In Clijsen’s installation the Leanchoilia functions as a pars pro toto for the scientific discovery and interpretation of fossilized animals which were found in 1909 in the Burgess Shale, a mountain pass in the Yoho National Park in British Columbia. As a result of this discovery, in 1989 the paleontologist Stephen Jay Gould wrote the book Wonderful Life, in which he makes an ardent plea for the phenomenon of contingency. According to this theory, all life on earth, including human life, is a result of minuscule and accidental circumstances. The Leanchoilia is extinct, but a contemporary of the Burgess Shale, the Pikaia gracilens, has developed elsewhere into a precursor of the vertebrates from which man eventually descended.According to Gould things could have been different, even so much so that no intelligent life whatsoever would have occurred, not even by the time that the sun will have burned out and all life on earth will have disappeared.
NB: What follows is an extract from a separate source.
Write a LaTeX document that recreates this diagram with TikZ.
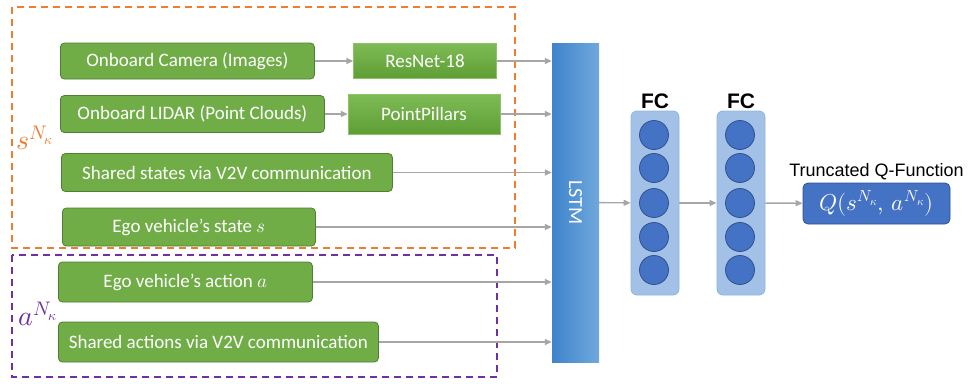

Human life is accidental, says Gould, there is no such thing as a divine plan, not to mention the concept that man was intended to be the crown of creation and to rule over nature accordingly.

For Clijsen, who met Gould’s ideas, so to speak, while rooting around in the earth, the theory of chance was a recognition of her own creative views. “My attachment to the earth also gives an awareness of the temporal character of people’s existence in the universe”, she explains. As a result of this conviction she created a series of works entitled Pikaia, a reference to the most primeval form of human life. Although these works are still abstract, they display new impulses, visualized as revolution and a movement creating inner space (p. 6), or they connect an ancient biblical symbol of communication, expressed in the title De Stenen Tafelen (The Tables of Stone), with an utterly topical subject, the sign @ in an email address (p. 21). The Leanchoiliae near Heino have been given an almost naturalistic form. Together with the vaults in the Bergkerk they confirm the developments in Clijsen’s oeuvre: they make a strong statement for change and renewal of the artist’s personal artistic activities as well as of outdated structures in society.